▸ The exercise:
Transcribe every line exactly and omit anything that is a picture.

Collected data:
══════════

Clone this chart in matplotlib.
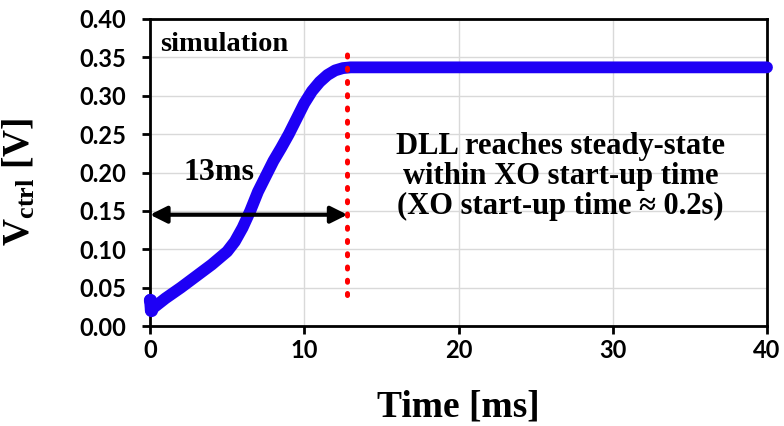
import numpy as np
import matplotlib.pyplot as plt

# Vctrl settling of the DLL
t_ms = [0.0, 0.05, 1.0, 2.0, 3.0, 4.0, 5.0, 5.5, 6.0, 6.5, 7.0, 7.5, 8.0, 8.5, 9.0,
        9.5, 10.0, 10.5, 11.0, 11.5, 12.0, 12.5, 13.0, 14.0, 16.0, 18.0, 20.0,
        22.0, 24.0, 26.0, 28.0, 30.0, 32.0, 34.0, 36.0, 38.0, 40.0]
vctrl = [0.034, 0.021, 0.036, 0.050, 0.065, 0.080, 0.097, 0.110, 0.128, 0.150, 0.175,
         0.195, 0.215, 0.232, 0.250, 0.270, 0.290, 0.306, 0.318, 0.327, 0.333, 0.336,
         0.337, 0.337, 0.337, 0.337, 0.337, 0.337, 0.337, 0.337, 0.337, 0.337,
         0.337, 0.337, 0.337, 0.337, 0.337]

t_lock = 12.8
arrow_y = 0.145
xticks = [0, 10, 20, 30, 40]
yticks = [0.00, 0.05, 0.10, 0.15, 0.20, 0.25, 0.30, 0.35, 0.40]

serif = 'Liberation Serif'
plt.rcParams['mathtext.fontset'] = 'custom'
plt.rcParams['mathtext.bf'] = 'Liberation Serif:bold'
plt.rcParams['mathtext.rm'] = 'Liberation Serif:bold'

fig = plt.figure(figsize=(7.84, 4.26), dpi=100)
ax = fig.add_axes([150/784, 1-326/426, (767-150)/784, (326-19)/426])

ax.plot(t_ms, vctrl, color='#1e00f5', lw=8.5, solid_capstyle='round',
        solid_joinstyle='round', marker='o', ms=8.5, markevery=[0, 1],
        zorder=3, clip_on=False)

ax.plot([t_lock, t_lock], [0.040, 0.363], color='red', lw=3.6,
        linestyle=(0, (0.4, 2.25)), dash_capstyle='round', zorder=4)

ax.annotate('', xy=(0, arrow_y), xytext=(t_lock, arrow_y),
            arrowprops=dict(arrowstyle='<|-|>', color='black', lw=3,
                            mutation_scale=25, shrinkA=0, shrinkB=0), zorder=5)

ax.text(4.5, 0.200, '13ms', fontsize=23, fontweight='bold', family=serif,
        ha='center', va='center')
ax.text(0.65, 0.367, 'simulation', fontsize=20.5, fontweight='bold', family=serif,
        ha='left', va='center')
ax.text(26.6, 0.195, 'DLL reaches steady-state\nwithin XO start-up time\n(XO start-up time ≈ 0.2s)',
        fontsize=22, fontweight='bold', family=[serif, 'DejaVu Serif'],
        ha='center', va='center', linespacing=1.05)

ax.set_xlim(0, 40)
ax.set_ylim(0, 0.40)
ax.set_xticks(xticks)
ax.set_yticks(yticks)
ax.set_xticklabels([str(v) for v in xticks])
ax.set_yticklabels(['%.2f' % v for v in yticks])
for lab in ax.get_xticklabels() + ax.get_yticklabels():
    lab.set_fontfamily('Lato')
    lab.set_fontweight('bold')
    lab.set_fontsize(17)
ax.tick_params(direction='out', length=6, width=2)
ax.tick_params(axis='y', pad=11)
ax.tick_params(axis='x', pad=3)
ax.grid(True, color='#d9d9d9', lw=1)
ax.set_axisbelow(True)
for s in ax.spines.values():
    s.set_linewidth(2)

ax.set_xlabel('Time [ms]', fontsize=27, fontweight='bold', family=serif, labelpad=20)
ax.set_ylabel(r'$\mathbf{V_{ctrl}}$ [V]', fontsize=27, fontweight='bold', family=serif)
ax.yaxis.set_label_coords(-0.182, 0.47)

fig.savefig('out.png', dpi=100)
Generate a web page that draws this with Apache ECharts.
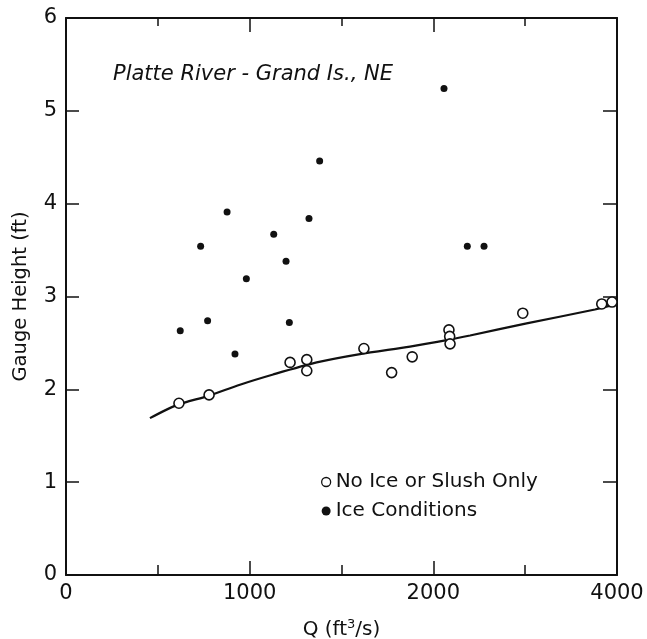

══════════

▸ Output for this task:
Clone this chart in matplotlib.
import numpy as np
import matplotlib.pyplot as plt

# Vctrl settling of the DLL
t_ms = [0.0, 0.05, 1.0, 2.0, 3.0, 4.0, 5.0, 5.5, 6.0, 6.5, 7.0, 7.5, 8.0, 8.5, 9.0,
        9.5, 10.0, 10.5, 11.0, 11.5, 12.0, 12.5, 13.0, 14.0, 16.0, 18.0, 20.0,
        22.0, 24.0, 26.0, 28.0, 30.0, 32.0, 34.0, 36.0, 38.0, 40.0]
vctrl = [0.034, 0.021, 0.036, 0.050, 0.065, 0.080, 0.097, 0.110, 0.128, 0.150, 0.175,
         0.195, 0.215, 0.232, 0.250, 0.270, 0.290, 0.306, 0.318, 0.327, 0.333, 0.336,
         0.337, 0.337, 0.337, 0.337, 0.337, 0.337, 0.337, 0.337, 0.337, 0.337,
         0.337, 0.337, 0.337, 0.337, 0.337]

t_lock = 12.8
arrow_y = 0.145
xticks = [0, 10, 20, 30, 40]
yticks = [0.00, 0.05, 0.10, 0.15, 0.20, 0.25, 0.30, 0.35, 0.40]

serif = 'Liberation Serif'
plt.rcParams['mathtext.fontset'] = 'custom'
plt.rcParams['mathtext.bf'] = 'Liberation Serif:bold'
plt.rcParams['mathtext.rm'] = 'Liberation Serif:bold'

fig = plt.figure(figsize=(7.84, 4.26), dpi=100)
ax = fig.add_axes([150/784, 1-326/426, (767-150)/784, (326-19)/426])

ax.plot(t_ms, vctrl, color='#1e00f5', lw=8.5, solid_capstyle='round',
        solid_joinstyle='round', marker='o', ms=8.5, markevery=[0, 1],
        zorder=3, clip_on=False)

ax.plot([t_lock, t_lock], [0.040, 0.363], color='red', lw=3.6,
        linestyle=(0, (0.4, 2.25)), dash_capstyle='round', zorder=4)

ax.annotate('', xy=(0, arrow_y), xytext=(t_lock, arrow_y),
            arrowprops=dict(arrowstyle='<|-|>', color='black', lw=3,
                            mutation_scale=25, shrinkA=0, shrinkB=0), zorder=5)

ax.text(4.5, 0.200, '13ms', fontsize=23, fontweight='bold', family=serif,
        ha='center', va='center')
ax.text(0.65, 0.367, 'simulation', fontsize=20.5, fontweight='bold', family=serif,
        ha='left', va='center')
ax.text(26.6, 0.195, 'DLL reaches steady-state\nwithin XO start-up time\n(XO start-up time ≈ 0.2s)',
        fontsize=22, fontweight='bold', family=[serif, 'DejaVu Serif'],
        ha='center', va='center', linespacing=1.05)

ax.set_xlim(0, 40)
ax.set_ylim(0, 0.40)
ax.set_xticks(xticks)
ax.set_yticks(yticks)
ax.set_xticklabels([str(v) for v in xticks])
ax.set_yticklabels(['%.2f' % v for v in yticks])
for lab in ax.get_xticklabels() + ax.get_yticklabels():
    lab.set_fontfamily('Lato')
    lab.set_fontweight('bold')
    lab.set_fontsize(17)
ax.tick_params(direction='out', length=6, width=2)
ax.tick_params(axis='y', pad=11)
ax.tick_params(axis='x', pad=3)
ax.grid(True, color='#d9d9d9', lw=1)
ax.set_axisbelow(True)
for s in ax.spines.values():
    s.set_linewidth(2)

ax.set_xlabel('Time [ms]', fontsize=27, fontweight='bold', family=serif, labelpad=20)
ax.set_ylabel(r'$\mathbf{V_{ctrl}}$ [V]', fontsize=27, fontweight='bold', family=serif)
ax.yaxis.set_label_coords(-0.182, 0.47)

fig.savefig('out.png', dpi=100)
Generate a web page that draws this with Apache ECharts.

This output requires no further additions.